## GOAL
Your task is to copy the listing exactly, with the pictures left out.

## DATA EXTRACT
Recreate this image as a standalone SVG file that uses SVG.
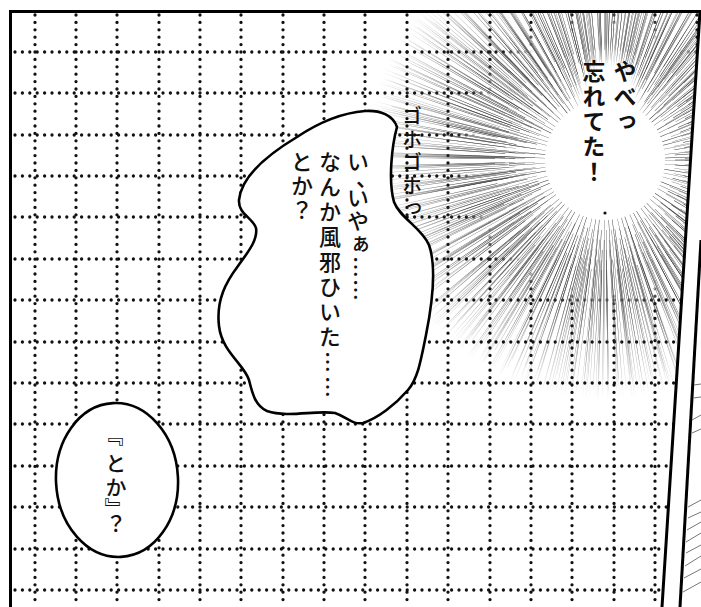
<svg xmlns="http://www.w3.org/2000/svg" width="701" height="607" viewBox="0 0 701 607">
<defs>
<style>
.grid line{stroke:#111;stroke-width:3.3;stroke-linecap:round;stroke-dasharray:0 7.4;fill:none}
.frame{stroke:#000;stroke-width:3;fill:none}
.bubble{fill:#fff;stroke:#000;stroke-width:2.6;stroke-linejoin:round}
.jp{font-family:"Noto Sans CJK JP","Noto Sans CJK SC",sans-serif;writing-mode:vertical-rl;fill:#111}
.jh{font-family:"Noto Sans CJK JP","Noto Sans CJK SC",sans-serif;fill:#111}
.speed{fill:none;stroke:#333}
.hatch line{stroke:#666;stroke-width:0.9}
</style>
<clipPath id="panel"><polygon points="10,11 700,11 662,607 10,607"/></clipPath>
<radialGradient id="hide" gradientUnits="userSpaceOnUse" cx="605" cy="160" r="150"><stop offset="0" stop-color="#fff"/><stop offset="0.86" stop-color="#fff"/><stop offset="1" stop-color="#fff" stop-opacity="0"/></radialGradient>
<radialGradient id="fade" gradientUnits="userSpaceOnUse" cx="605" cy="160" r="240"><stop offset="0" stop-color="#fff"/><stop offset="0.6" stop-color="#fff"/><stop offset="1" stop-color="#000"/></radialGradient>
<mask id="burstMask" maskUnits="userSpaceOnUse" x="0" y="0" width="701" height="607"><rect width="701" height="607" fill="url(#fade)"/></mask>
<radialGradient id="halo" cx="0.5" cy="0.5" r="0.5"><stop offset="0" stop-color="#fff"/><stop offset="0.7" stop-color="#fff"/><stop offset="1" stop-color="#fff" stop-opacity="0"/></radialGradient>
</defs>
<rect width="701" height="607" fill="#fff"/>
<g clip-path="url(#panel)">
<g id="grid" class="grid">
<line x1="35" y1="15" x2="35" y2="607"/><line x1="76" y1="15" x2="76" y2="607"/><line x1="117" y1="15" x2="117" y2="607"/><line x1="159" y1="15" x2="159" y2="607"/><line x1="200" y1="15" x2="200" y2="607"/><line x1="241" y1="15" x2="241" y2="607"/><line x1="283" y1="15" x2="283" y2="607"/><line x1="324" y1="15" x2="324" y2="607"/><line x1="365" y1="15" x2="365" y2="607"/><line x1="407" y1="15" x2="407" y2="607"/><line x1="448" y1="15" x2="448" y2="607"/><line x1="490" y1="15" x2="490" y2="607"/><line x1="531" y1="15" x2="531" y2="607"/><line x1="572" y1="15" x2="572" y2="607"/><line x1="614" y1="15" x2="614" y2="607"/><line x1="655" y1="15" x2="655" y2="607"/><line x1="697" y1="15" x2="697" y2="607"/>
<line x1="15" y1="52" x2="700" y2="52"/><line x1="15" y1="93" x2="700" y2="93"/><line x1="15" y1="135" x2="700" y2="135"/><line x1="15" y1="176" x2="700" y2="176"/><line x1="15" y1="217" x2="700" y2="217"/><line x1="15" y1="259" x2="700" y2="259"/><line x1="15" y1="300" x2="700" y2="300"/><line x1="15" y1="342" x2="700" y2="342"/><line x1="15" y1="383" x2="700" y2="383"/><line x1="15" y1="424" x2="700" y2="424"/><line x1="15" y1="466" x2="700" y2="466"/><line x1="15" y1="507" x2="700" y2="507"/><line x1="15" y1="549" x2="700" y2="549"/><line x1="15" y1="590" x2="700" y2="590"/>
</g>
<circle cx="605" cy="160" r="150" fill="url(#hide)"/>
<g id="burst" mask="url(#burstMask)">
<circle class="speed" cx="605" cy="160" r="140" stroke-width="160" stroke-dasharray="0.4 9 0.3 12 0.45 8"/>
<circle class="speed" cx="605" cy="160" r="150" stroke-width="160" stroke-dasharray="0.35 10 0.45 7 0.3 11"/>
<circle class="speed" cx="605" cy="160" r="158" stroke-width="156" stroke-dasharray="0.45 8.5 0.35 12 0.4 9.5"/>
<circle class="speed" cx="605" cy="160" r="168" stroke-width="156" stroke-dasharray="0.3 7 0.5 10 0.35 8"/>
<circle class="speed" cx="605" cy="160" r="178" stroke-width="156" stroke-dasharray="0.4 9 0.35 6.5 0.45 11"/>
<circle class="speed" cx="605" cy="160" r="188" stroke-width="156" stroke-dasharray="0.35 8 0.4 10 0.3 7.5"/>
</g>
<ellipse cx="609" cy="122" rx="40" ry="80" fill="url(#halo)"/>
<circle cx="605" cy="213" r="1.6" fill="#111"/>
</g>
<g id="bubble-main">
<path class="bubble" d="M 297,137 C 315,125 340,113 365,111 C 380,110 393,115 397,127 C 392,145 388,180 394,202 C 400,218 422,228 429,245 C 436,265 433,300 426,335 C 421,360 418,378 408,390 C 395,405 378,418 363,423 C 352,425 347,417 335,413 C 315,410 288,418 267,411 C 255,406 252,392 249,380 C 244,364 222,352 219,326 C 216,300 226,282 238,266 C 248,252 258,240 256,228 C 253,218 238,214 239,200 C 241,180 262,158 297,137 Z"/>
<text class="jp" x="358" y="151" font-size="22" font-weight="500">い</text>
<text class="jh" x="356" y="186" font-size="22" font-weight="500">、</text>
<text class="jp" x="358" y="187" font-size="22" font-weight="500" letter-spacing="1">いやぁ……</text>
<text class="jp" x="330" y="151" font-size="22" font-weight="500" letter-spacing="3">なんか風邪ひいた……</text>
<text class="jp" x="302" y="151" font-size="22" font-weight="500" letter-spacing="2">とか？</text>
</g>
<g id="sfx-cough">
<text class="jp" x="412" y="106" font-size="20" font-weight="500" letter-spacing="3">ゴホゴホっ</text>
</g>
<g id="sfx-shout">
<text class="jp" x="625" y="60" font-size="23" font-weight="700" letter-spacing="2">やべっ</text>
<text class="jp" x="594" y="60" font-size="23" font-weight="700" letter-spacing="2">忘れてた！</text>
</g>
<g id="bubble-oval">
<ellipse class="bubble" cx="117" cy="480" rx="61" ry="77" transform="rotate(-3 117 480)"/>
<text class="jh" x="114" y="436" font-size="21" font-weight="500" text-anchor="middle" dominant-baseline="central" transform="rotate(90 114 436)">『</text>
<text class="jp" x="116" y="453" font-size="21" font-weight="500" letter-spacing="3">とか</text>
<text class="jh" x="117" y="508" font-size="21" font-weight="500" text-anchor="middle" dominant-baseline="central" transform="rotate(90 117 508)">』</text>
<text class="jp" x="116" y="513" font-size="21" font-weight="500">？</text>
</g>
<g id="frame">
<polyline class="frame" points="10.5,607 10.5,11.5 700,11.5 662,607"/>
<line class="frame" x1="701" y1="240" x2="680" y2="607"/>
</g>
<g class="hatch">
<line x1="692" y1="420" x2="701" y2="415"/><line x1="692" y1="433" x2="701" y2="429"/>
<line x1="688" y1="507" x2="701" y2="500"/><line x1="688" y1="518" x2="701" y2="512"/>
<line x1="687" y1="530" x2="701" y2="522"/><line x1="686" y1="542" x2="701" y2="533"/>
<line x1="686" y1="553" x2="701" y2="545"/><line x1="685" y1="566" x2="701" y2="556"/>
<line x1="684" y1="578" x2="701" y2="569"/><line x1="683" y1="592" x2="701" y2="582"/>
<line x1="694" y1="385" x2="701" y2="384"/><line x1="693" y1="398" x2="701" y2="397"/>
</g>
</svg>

## THE COMPLETED TASK
Recreate this image as a standalone SVG file that uses SVG.
<svg xmlns="http://www.w3.org/2000/svg" width="701" height="607" viewBox="0 0 701 607">
<defs>
<style>
.grid line{stroke:#111;stroke-width:3.3;stroke-linecap:round;stroke-dasharray:0 7.4;fill:none}
.frame{stroke:#000;stroke-width:3;fill:none}
.bubble{fill:#fff;stroke:#000;stroke-width:2.6;stroke-linejoin:round}
.jp{font-family:"Noto Sans CJK JP","Noto Sans CJK SC",sans-serif;writing-mode:vertical-rl;fill:#111}
.jh{font-family:"Noto Sans CJK JP","Noto Sans CJK SC",sans-serif;fill:#111}
.speed{fill:none;stroke:#333}
.hatch line{stroke:#666;stroke-width:0.9}
</style>
<clipPath id="panel"><polygon points="10,11 700,11 662,607 10,607"/></clipPath>
<radialGradient id="hide" gradientUnits="userSpaceOnUse" cx="605" cy="160" r="150"><stop offset="0" stop-color="#fff"/><stop offset="0.86" stop-color="#fff"/><stop offset="1" stop-color="#fff" stop-opacity="0"/></radialGradient>
<radialGradient id="fade" gradientUnits="userSpaceOnUse" cx="605" cy="160" r="240"><stop offset="0" stop-color="#fff"/><stop offset="0.6" stop-color="#fff"/><stop offset="1" stop-color="#000"/></radialGradient>
<mask id="burstMask" maskUnits="userSpaceOnUse" x="0" y="0" width="701" height="607"><rect width="701" height="607" fill="url(#fade)"/></mask>
<radialGradient id="halo" cx="0.5" cy="0.5" r="0.5"><stop offset="0" stop-color="#fff"/><stop offset="0.7" stop-color="#fff"/><stop offset="1" stop-color="#fff" stop-opacity="0"/></radialGradient>
</defs>
<rect width="701" height="607" fill="#fff"/>
<g clip-path="url(#panel)">
<g id="grid" class="grid">
<line x1="35" y1="15" x2="35" y2="607"/><line x1="76" y1="15" x2="76" y2="607"/><line x1="117" y1="15" x2="117" y2="607"/><line x1="159" y1="15" x2="159" y2="607"/><line x1="200" y1="15" x2="200" y2="607"/><line x1="241" y1="15" x2="241" y2="607"/><line x1="283" y1="15" x2="283" y2="607"/><line x1="324" y1="15" x2="324" y2="607"/><line x1="365" y1="15" x2="365" y2="607"/><line x1="407" y1="15" x2="407" y2="607"/><line x1="448" y1="15" x2="448" y2="607"/><line x1="490" y1="15" x2="490" y2="607"/><line x1="531" y1="15" x2="531" y2="607"/><line x1="572" y1="15" x2="572" y2="607"/><line x1="614" y1="15" x2="614" y2="607"/><line x1="655" y1="15" x2="655" y2="607"/><line x1="697" y1="15" x2="697" y2="607"/>
<line x1="15" y1="52" x2="700" y2="52"/><line x1="15" y1="93" x2="700" y2="93"/><line x1="15" y1="135" x2="700" y2="135"/><line x1="15" y1="176" x2="700" y2="176"/><line x1="15" y1="217" x2="700" y2="217"/><line x1="15" y1="259" x2="700" y2="259"/><line x1="15" y1="300" x2="700" y2="300"/><line x1="15" y1="342" x2="700" y2="342"/><line x1="15" y1="383" x2="700" y2="383"/><line x1="15" y1="424" x2="700" y2="424"/><line x1="15" y1="466" x2="700" y2="466"/><line x1="15" y1="507" x2="700" y2="507"/><line x1="15" y1="549" x2="700" y2="549"/><line x1="15" y1="590" x2="700" y2="590"/>
</g>
<circle cx="605" cy="160" r="150" fill="url(#hide)"/>
<g id="burst" mask="url(#burstMask)">
<circle class="speed" cx="605" cy="160" r="140" stroke-width="160" stroke-dasharray="0.4 9 0.3 12 0.45 8"/>
<circle class="speed" cx="605" cy="160" r="150" stroke-width="160" stroke-dasharray="0.35 10 0.45 7 0.3 11"/>
<circle class="speed" cx="605" cy="160" r="158" stroke-width="156" stroke-dasharray="0.45 8.5 0.35 12 0.4 9.5"/>
<circle class="speed" cx="605" cy="160" r="168" stroke-width="156" stroke-dasharray="0.3 7 0.5 10 0.35 8"/>
<circle class="speed" cx="605" cy="160" r="178" stroke-width="156" stroke-dasharray="0.4 9 0.35 6.5 0.45 11"/>
<circle class="speed" cx="605" cy="160" r="188" stroke-width="156" stroke-dasharray="0.35 8 0.4 10 0.3 7.5"/>
</g>
<ellipse cx="609" cy="122" rx="40" ry="80" fill="url(#halo)"/>
<circle cx="605" cy="213" r="1.6" fill="#111"/>
</g>
<g id="bubble-main">
<path class="bubble" d="M 297,137 C 315,125 340,113 365,111 C 380,110 393,115 397,127 C 392,145 388,180 394,202 C 400,218 422,228 429,245 C 436,265 433,300 426,335 C 421,360 418,378 408,390 C 395,405 378,418 363,423 C 352,425 347,417 335,413 C 315,410 288,418 267,411 C 255,406 252,392 249,380 C 244,364 222,352 219,326 C 216,300 226,282 238,266 C 248,252 258,240 256,228 C 253,218 238,214 239,200 C 241,180 262,158 297,137 Z"/>
<text class="jp" x="358" y="151" font-size="22" font-weight="500">い</text>
<text class="jh" x="356" y="186" font-size="22" font-weight="500">、</text>
<text class="jp" x="358" y="187" font-size="22" font-weight="500" letter-spacing="1">いやぁ……</text>
<text class="jp" x="330" y="151" font-size="22" font-weight="500" letter-spacing="3">なんか風邪ひいた……</text>
<text class="jp" x="302" y="151" font-size="22" font-weight="500" letter-spacing="2">とか？</text>
</g>
<g id="sfx-cough">
<text class="jp" x="412" y="106" font-size="20" font-weight="500" letter-spacing="3">ゴホゴホっ</text>
</g>
<g id="sfx-shout">
<text class="jp" x="625" y="60" font-size="23" font-weight="700" letter-spacing="2">やべっ</text>
<text class="jp" x="594" y="60" font-size="23" font-weight="700" letter-spacing="2">忘れてた！</text>
</g>
<g id="bubble-oval">
<ellipse class="bubble" cx="117" cy="480" rx="61" ry="77" transform="rotate(-3 117 480)"/>
<text class="jh" x="114" y="436" font-size="21" font-weight="500" text-anchor="middle" dominant-baseline="central" transform="rotate(90 114 436)">『</text>
<text class="jp" x="116" y="453" font-size="21" font-weight="500" letter-spacing="3">とか</text>
<text class="jh" x="117" y="508" font-size="21" font-weight="500" text-anchor="middle" dominant-baseline="central" transform="rotate(90 117 508)">』</text>
<text class="jp" x="116" y="513" font-size="21" font-weight="500">？</text>
</g>
<g id="frame">
<polyline class="frame" points="10.5,607 10.5,11.5 700,11.5 662,607"/>
<line class="frame" x1="701" y1="240" x2="680" y2="607"/>
</g>
<g class="hatch">
<line x1="692" y1="420" x2="701" y2="415"/><line x1="692" y1="433" x2="701" y2="429"/>
<line x1="688" y1="507" x2="701" y2="500"/><line x1="688" y1="518" x2="701" y2="512"/>
<line x1="687" y1="530" x2="701" y2="522"/><line x1="686" y1="542" x2="701" y2="533"/>
<line x1="686" y1="553" x2="701" y2="545"/><line x1="685" y1="566" x2="701" y2="556"/>
<line x1="684" y1="578" x2="701" y2="569"/><line x1="683" y1="592" x2="701" y2="582"/>
<line x1="694" y1="385" x2="701" y2="384"/><line x1="693" y1="398" x2="701" y2="397"/>
</g>
</svg>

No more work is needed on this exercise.